Ертаулов переводил взгляд то на нее, то на Костю. У него не находилось слов.
– Теперь Стасик, – продолжала девушка. – Ты пойдешь со мной. Для тебя найдется творческая работа с нашим общим любимцем – голубым контейнером. Его следует приподнять при помощи сервомеханизмов и замерить температуру днища. Поставщик отчего-то придает этому особое значение, хотя и не озаботился разместить там дополнительные датчики… Ты меня слушаешь, малыш?
– Конечно, – сказал Ертаулов трагическим голосом. – Я могу слушать и одновременно думать о своем. И вдобавок все видеть. Как Юлий Цезарь.
– Вряд ли Цезарь думал о таких пустяках, – заметила Рашида.
– Откуда тебе знать, ЧТО это за пустяки, – вздохнул Стас.
– А у тебя на лице начертаны все твои мысли.
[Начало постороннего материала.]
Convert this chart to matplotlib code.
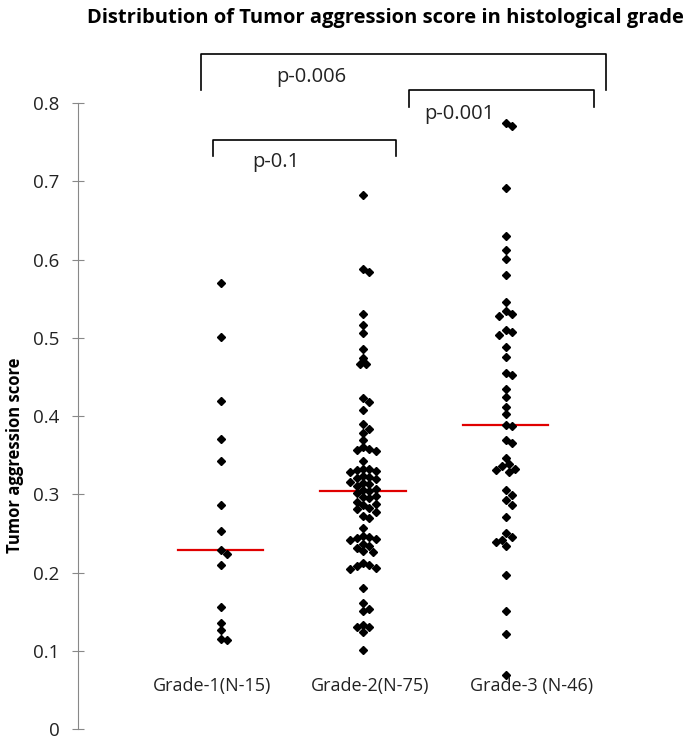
import numpy as np
import matplotlib
matplotlib.use("Agg")
from matplotlib import pyplot as plt

plt.rcParams['font.family'] = ['Open Sans', 'DejaVu Sans']

# group labels and scores
groups = ['Grade-1(N-15)', 'Grade-2(N-75)', 'Grade-3 (N-46)']

grade1 = [0.570, 0.501, 0.419, 0.371, 0.342, 0.286, 0.253, 0.229, 0.224, 0.210,
          0.156, 0.136, 0.127, 0.115, 0.114]

grade2 = [0.683, 0.588, 0.584, 0.530, 0.517, 0.506, 0.486, 0.474, 0.466, 0.466,
          0.423, 0.418, 0.408, 0.390, 0.383, 0.378, 0.369,
          0.360, 0.358, 0.357, 0.355, 0.342,
          0.333, 0.332, 0.331, 0.330, 0.329,
          0.324, 0.322, 0.321, 0.319,
          0.316, 0.314, 0.313, 0.311,
          0.307, 0.305, 0.304, 0.302,
          0.298, 0.296, 0.295, 0.290, 0.288, 0.286,
          0.283, 0.281, 0.278, 0.272, 0.270, 0.257,
          0.247, 0.245, 0.244, 0.243, 0.241,
          0.236, 0.234, 0.232, 0.227, 0.226,
          0.212, 0.210, 0.208, 0.206, 0.204,
          0.180, 0.161, 0.154, 0.151,
          0.133, 0.131, 0.130, 0.124, 0.101]

grade3 = [0.775, 0.771, 0.692, 0.630, 0.612, 0.601, 0.581, 0.546, 0.535, 0.530,
          0.528, 0.510, 0.507, 0.504, 0.488, 0.476, 0.455, 0.452, 0.435, 0.424,
          0.412, 0.403, 0.389, 0.387, 0.369, 0.366, 0.347, 0.339, 0.336, 0.333,
          0.331, 0.329, 0.305, 0.299, 0.293, 0.286, 0.271, 0.250, 0.245, 0.242,
          0.239, 0.234, 0.197, 0.151, 0.121, 0.069]

# significance brackets: (left group, right group, p text)
pairs = [(1, 2, 'p-0.1'), (2, 3, 'p-0.001'), (1, 3, 'p-0.006')]

fig = plt.figure(figsize=(6.89, 7.44), dpi=100)
ax = fig.add_axes([78 / 689, 15 / 744, 570 / 689, 704 / 744])
ax.set_xlim(0, 4)
ax.set_ylim(0, 0.9)

# pixels per data unit, used for the swarm layout
p0 = ax.transData.transform((0, 0))
p1 = ax.transData.transform((1, 1))
xpx, ypx = p1[0] - p0[0], p1[1] - p0[1]


def swarm(vals, center, d=6.4, step=3.2):
    placed = []
    xs = np.zeros(len(vals))
    for i in np.argsort(vals)[::-1]:
        y = vals[i] * ypx
        cands = [0.0]
        for j in range(1, 20):
            cands += [j * step, -j * step]
        for c in cands:
            if all((c - a) ** 2 + (y - b) ** 2 >= d * d for a, b in placed):
                break
        placed.append((c, y))
        xs[i] = center + c / xpx
    return xs


for k, vals in enumerate([grade1, grade2, grade3]):
    vals = np.array(vals)
    pos = k + 1
    med = np.median(vals)
    ax.plot([pos - 0.3, pos + 0.3], [med, med], color='#e00000', lw=1.6, zorder=2)
    ax.plot(swarm(vals, pos), vals, 'D', color='black', ms=4.0, mec='black', zorder=3)

label_x = [0.94, 2.05, 3.18]
for x, g in zip(label_x, groups):
    ax.text(x, 0.055, g, ha='center', va='center', fontsize=13, color='#222222')

# brackets
bracket_y = {'p-0.1': (0.753, 0.732), 'p-0.001': (0.817, 0.795), 'p-0.006': (0.863, 0.817)}
bracket_x = {'p-0.1': (0.947, 2.235), 'p-0.001': (2.323, 3.621), 'p-0.006': (0.863, 3.705)}
text_pos = {'p-0.1': (1.386, 0.725), 'p-0.001': (2.677, 0.786), 'p-0.006': (1.639, 0.834)}
for a, b, t in pairs:
    x0, x1 = bracket_x[t]
    top, end = bracket_y[t]
    ax.plot([x0, x0, x1, x1], [end, top, top, end], color='black', lw=1.2,
            solid_joinstyle='round', clip_on=False)
    ax.text(text_pos[t][0], text_pos[t][1], t, ha='center', va='center',
            fontsize=14.5, color='#222222')

for s in ['top', 'right', 'bottom']:
    ax.spines[s].set_visible(False)
ax.spines['left'].set_bounds(0, 0.8)
ax.spines['left'].set_color('#888888')
ax.set_xticks([])
ax.set_yticks(np.arange(0, 0.81, 0.1))
ax.set_yticklabels(['0', '0.1', '0.2', '0.3', '0.4', '0.5', '0.6', '0.7', '0.8'])
ax.tick_params(axis='y', direction='inout', length=9, color='#888888',
               labelsize=13.5, labelcolor='#222222', pad=9)

ax.set_ylabel('Tumor aggression score', fontsize=12, fontweight='bold')
ax.yaxis.set_label_coords(-0.095, 0.389)
fig.text(385 / 689, 1 - 18 / 744, 'Distribution of Tumor aggression score in histological grade',
         ha='center', va='center', fontsize=14.5, fontweight='bold')

fig.savefig('out.png', dpi=100)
Готическим шрифтом!
– Неправда. В крайнем случае – арабской вязью. Просто я неверно оценил ситуацию и теперь занимаюсь самоедством.
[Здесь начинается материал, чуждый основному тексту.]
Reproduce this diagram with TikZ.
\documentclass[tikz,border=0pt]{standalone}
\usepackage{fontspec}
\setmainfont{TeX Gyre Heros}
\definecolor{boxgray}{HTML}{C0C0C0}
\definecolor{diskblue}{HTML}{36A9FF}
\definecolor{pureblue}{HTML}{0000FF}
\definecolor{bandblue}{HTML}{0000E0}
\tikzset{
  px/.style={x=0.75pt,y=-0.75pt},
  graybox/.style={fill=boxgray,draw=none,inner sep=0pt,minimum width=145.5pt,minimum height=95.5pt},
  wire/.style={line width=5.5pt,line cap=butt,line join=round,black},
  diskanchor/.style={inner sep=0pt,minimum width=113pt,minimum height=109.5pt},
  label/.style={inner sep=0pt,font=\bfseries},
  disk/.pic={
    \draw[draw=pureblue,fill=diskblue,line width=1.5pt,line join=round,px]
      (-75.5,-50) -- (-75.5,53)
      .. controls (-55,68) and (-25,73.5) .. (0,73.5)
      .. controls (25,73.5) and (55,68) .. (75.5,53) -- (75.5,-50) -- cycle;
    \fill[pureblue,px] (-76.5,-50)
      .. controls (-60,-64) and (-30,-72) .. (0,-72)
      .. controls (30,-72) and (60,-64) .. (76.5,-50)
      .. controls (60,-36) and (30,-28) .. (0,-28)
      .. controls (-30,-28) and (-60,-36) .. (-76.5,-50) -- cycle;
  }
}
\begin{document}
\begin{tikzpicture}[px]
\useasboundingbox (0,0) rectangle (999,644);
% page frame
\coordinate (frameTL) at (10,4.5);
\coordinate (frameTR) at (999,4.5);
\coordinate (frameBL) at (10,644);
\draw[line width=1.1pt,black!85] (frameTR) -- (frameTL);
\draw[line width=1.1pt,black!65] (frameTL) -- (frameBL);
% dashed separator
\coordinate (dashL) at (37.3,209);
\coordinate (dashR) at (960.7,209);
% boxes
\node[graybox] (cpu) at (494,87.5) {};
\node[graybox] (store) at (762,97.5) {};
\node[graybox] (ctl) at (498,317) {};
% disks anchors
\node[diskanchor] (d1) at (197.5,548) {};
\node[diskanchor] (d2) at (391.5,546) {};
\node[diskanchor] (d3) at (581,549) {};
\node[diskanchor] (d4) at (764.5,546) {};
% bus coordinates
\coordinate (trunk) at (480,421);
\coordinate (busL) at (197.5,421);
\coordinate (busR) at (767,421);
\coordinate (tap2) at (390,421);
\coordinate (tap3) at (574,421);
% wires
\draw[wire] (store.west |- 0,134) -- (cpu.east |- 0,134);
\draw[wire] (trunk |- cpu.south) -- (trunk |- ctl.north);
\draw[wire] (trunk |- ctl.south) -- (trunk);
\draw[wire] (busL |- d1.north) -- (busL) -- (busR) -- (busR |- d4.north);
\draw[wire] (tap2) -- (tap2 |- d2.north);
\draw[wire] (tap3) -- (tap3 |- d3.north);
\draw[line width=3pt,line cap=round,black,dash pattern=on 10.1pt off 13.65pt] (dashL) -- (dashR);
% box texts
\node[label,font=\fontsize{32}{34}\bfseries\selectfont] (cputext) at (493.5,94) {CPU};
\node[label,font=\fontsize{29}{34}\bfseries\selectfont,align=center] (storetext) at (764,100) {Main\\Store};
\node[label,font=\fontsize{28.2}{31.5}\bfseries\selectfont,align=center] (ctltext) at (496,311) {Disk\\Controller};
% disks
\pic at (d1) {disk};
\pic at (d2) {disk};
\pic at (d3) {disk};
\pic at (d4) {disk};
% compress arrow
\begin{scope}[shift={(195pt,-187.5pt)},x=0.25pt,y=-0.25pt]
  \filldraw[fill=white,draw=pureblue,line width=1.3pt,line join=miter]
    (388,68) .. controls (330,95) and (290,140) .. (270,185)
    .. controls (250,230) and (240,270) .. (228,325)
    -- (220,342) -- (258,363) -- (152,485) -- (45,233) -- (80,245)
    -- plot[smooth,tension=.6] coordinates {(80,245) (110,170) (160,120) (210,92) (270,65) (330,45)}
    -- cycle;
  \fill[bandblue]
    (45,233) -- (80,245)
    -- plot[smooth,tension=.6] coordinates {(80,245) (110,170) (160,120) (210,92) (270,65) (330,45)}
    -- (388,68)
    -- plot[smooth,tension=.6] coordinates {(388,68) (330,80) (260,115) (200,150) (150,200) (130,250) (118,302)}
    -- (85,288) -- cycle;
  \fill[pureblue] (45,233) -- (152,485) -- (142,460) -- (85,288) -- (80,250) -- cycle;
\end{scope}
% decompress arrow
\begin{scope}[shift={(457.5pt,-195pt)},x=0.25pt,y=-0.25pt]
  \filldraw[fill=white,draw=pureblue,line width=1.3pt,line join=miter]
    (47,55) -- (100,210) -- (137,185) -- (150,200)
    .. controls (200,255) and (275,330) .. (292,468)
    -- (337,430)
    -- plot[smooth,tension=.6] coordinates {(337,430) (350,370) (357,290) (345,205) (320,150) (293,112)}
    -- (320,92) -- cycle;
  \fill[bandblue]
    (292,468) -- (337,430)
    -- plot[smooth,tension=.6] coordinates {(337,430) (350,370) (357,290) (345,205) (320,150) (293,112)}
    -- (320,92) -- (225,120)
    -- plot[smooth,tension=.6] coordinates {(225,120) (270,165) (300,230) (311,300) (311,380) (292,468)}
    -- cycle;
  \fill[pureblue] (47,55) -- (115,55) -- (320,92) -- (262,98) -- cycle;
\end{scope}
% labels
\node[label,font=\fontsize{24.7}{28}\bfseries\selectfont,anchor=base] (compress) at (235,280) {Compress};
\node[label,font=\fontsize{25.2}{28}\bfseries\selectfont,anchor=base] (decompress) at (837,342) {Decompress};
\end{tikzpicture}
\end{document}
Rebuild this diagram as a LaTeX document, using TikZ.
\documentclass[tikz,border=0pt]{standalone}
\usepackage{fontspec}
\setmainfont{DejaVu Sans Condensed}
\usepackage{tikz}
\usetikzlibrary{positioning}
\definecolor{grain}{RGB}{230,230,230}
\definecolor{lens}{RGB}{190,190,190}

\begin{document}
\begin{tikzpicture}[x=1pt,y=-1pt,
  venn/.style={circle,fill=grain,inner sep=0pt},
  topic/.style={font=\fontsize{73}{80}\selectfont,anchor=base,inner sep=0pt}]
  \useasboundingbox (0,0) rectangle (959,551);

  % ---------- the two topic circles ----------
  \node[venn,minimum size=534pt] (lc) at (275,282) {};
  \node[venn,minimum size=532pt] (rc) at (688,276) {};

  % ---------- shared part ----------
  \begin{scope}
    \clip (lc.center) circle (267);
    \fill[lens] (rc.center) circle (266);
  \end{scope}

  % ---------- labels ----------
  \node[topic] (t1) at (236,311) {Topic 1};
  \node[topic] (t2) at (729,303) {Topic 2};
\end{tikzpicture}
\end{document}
– Приятного аппетита, – безжалостно произнесла Рашида. – Не убивайся так горько. Неужели ты серьезно на что-то рассчитывал?
– Ну вот что, – сказал Костя ледяным тоном. – Прекратите немедленно. Оба. Мне надоела эта тема, и я хочу, чтобы мы не возвращались к ней.
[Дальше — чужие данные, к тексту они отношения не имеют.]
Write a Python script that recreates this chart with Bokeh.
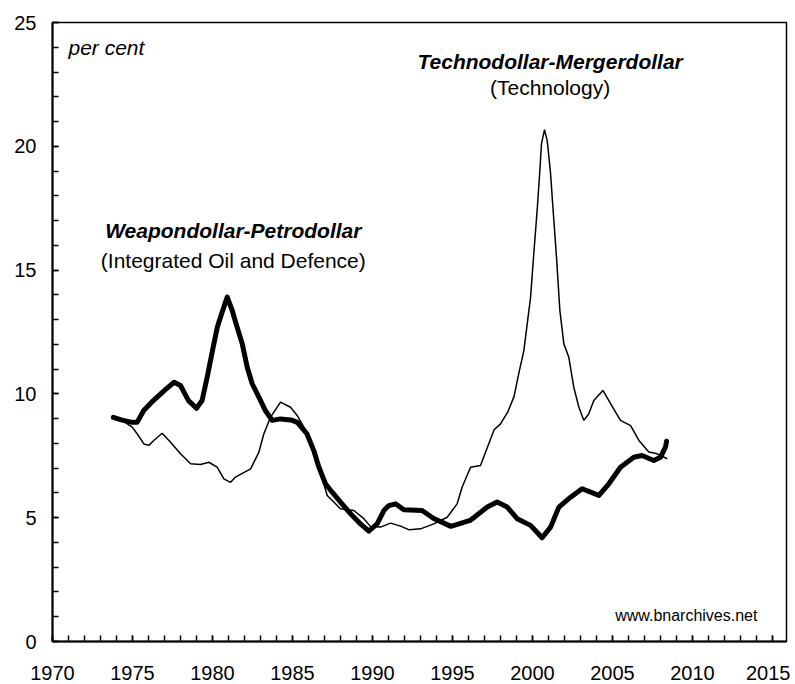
from bokeh.plotting import figure
from bokeh.embed import file_html
from bokeh.resources import INLINE
from bokeh.models import SingleIntervalTicker, Range1d
from bokeh.core.properties import value

# Weapondollar-Petrodollar (Integrated Oil and Defence) - thick line
oil_years = [1973.8, 1974.3, 1974.9, 1975.3, 1975.7, 1976.3, 1977.0, 1977.6, 1978.0, 1978.5,
             1979.0, 1979.35, 1979.67, 1980.0, 1980.3, 1980.6, 1980.92, 1981.23, 1981.54, 1981.86,
             1982.17, 1982.48, 1982.9, 1983.3, 1983.73, 1984.25, 1984.9, 1985.3, 1985.9, 1986.33,
             1986.65, 1987.06, 1987.48, 1988.0, 1988.63, 1989.25, 1989.77, 1990.29, 1990.71, 1991.02,
             1991.44, 1991.96, 1993.1, 1993.8, 1994.9, 1996.1, 1997.17, 1997.79, 1998.42, 1999.04,
             1999.88, 2000.6, 2001.13, 2001.65, 2002.38, 2003.1, 2004.15, 2004.77, 2005.5, 2006.33,
             2006.85, 2007.58, 2008.0, 2008.31, 2008.38]
oil_vals = [9.05, 8.95, 8.86, 8.86, 9.33, 9.73, 10.14, 10.47, 10.34, 9.73,
            9.42, 9.73, 10.68, 11.75, 12.69, 13.30, 13.91, 13.37, 12.69, 12.02,
            11.08, 10.41, 9.87, 9.33, 8.93, 8.99, 8.95, 8.85, 8.39, 7.71,
            7.04, 6.37, 6.03, 5.63, 5.16, 4.75, 4.46, 4.75, 5.29, 5.49,
            5.56, 5.32, 5.29, 4.98, 4.65, 4.89, 5.43, 5.63, 5.43, 4.96,
            4.69, 4.19, 4.62, 5.43, 5.83, 6.17, 5.90, 6.37, 7.04, 7.44,
            7.51, 7.31, 7.44, 7.85, 8.09]

# Technodollar-Mergerdollar (Technology) - thin line
tech_years = [1973.8, 1974.3, 1974.98, 1975.29, 1975.71, 1976.02, 1976.33, 1976.85, 1977.38, 1978.0,
              1978.63, 1979.25, 1979.77, 1980.29, 1980.71, 1981.13, 1981.44, 1982.38, 1982.9, 1983.21,
              1983.63, 1984.25, 1984.88, 1985.29, 1985.9, 1986.4, 1986.8, 1987.17, 1988.0, 1988.83,
              1989.46, 1989.88, 1990.5, 1991.13, 1991.75, 1992.3, 1993.0, 1993.83, 1994.67, 1995.29,
              1995.6, 1996.13, 1996.75, 1997.6, 1998.0, 1998.45, 1998.85, 1999.15, 1999.46, 1999.67,
              1999.88, 2000.08, 2000.29, 2000.46, 2000.56, 2000.75, 2000.92, 2001.13, 2001.29, 2001.5,
              2001.71, 2001.96, 2002.27, 2002.58, 2002.9, 2003.21, 2003.52, 2003.83, 2004.4, 2004.98,
              2005.5, 2006.13, 2006.65, 2007.27, 2007.79, 2008.42]
tech_vals = [9.1, 8.95, 8.66, 8.39, 7.98, 7.92, 8.12, 8.41, 8.05, 7.58,
             7.18, 7.15, 7.24, 7.04, 6.57, 6.43, 6.64, 6.97, 7.65, 8.39,
             9.06, 9.67, 9.46, 9.13, 8.45, 7.6, 6.7, 5.9, 5.36, 5.29,
             4.96, 4.64, 4.62, 4.78, 4.66, 4.51, 4.55, 4.75, 5.02, 5.56,
             6.23, 7.04, 7.11, 8.55, 8.79, 9.26, 9.9, 10.85, 11.75, 12.83,
             13.91, 15.66, 17.41, 19.02, 20.1, 20.67, 20.23, 18.89, 17.41, 15.52,
             13.37, 12.02, 11.48, 10.27, 9.46, 8.93, 9.2, 9.73, 10.14, 9.5,
             8.93, 8.72, 8.12, 7.65, 7.58, 7.38]

x_start, x_end = 1970, 2015
y_start, y_end = 0, 25

FONT = "Liberation Sans"

p = figure(width=790, height=683, output_backend="svg", toolbar_location=None,
           x_range=Range1d(x_start, 2015.875), y_range=Range1d(y_start, y_end),
           min_border_left=52, min_border_right=4, min_border_top=22, min_border_bottom=42)

p.background_fill_color = "white"
p.border_fill_color = "white"
p.outline_line_color = "black"
p.outline_line_width = 1.5
p.xgrid.visible = False
p.ygrid.visible = False

p.xaxis.ticker = SingleIntervalTicker(interval=5, num_minor_ticks=5)
p.yaxis.ticker = SingleIntervalTicker(interval=5, num_minor_ticks=5)
for ax in (p.xaxis, p.yaxis):
    ax.axis_line_width = 2
    ax.axis_line_color = "black"
    ax.major_tick_in = 6
    ax.major_tick_out = 0
    ax.minor_tick_in = 6
    ax.minor_tick_out = 0
    ax.major_tick_line_width = 1.5
    ax.minor_tick_line_width = 1.5
    ax.major_tick_line_color = "black"
    ax.minor_tick_line_color = "black"
    ax.major_label_text_font = FONT
    ax.major_label_text_font_size = "20px"
    ax.major_label_text_color = "black"
p.xaxis.major_label_standoff = 24
p.yaxis.major_label_standoff = 16

p.line(tech_years, tech_vals, line_color="black", line_width=1.5)
p.line(oil_years, oil_vals, line_color="black", line_width=5, line_join="round", line_cap="round")

p.text(x=[1971.0], y=[23.98], text=["per cent"], text_font=value(FONT), text_font_size="21px",
       text_font_style="italic", text_align="left", text_baseline="alphabetic", text_color="black")

p.text(x=[1981.3], y=[16.6], text=["Weapondollar-Petrodollar"], text_font=value(FONT),
       text_font_size="21px", text_font_style="bold italic", text_align="center",
       text_baseline="alphabetic", text_color="black")
p.text(x=[1981.3], y=[15.4], text=["(Integrated Oil and Defence)"], text_font=value(FONT),
       text_font_size="21px", text_align="center", text_baseline="alphabetic", text_color="black")

p.text(x=[2001.1], y=[23.42], text=["Technodollar-Mergerdollar"], text_font=value(FONT),
       text_font_size="21px", text_font_style="bold italic", text_align="center",
       text_baseline="alphabetic", text_color="black")
p.text(x=[2001.1], y=[22.37], text=["(Technology)"], text_font=value(FONT),
       text_font_size="21px", text_align="center", text_baseline="alphabetic", text_color="black")

p.text(x=[2014.06], y=[1.05], text=["www.bnarchives.net"], text_font=value(FONT),
       text_font_size="16px", text_align="right", text_baseline="alphabetic", text_color="black")

open("out.html", "w").write(file_html(p, INLINE))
– Никогда? – спросила Рашида низким голосом.
– Не знаю. Но уж во всяком случае до конца полета!
– Ты пойман на слове, – Рашида быстро коснулась Костиной щеки ладошкой и пропала в одном из многочисленных закоулков между контейнерами.
Кратов смотрел ей вслед, испытывая досаду и облечение одновременно.
– Найя, – сказал Ертаулов уныло. – Она же королевская кобра. Но как ты ее! Похоже, у тебя есть на нее факирская дудочка. Или она притворилась, что есть. А как она тебя? Не то приласкала, не то ударила. Не пропади, звездоход!
– Послушай, Стас, – промолвил Костя сконфуженно. – Я здесь совершенно ни при чем. Просто она играет спектакль, и мы приняты в труппу. Не пойму отчего, но роль героя-любовника она отдала мне, хоть я и не гожусь. Если хочешь знать, у меня внутри все выгорает, когда она рядом!
– Неудивительно. У половины человечества произойдет то же самое.
– Но у меня все не так!
– Будет тебе, Второй, – Стас похлопал его по плечу. – Не так у него! Тоже мне, святой Антоний… Расскажи-ка лучше, о чем тебя так долго пытал Дитрих Гросс?
– Какой еще Гросс?
– О небо! – вздохнул Ертаулов. – Только в таком просторном организме могут уживаться железная воля и детская наивность. Этот ветхий выцветший дедуган, что сидел во главе комиссии, был не кто иной как сам Дитрих Гросс! А ты, я чай, стоял перед ним по команде «вольно», строил ему хиханьки да хаханьки? Небось, и нагрубил еще по невежеству?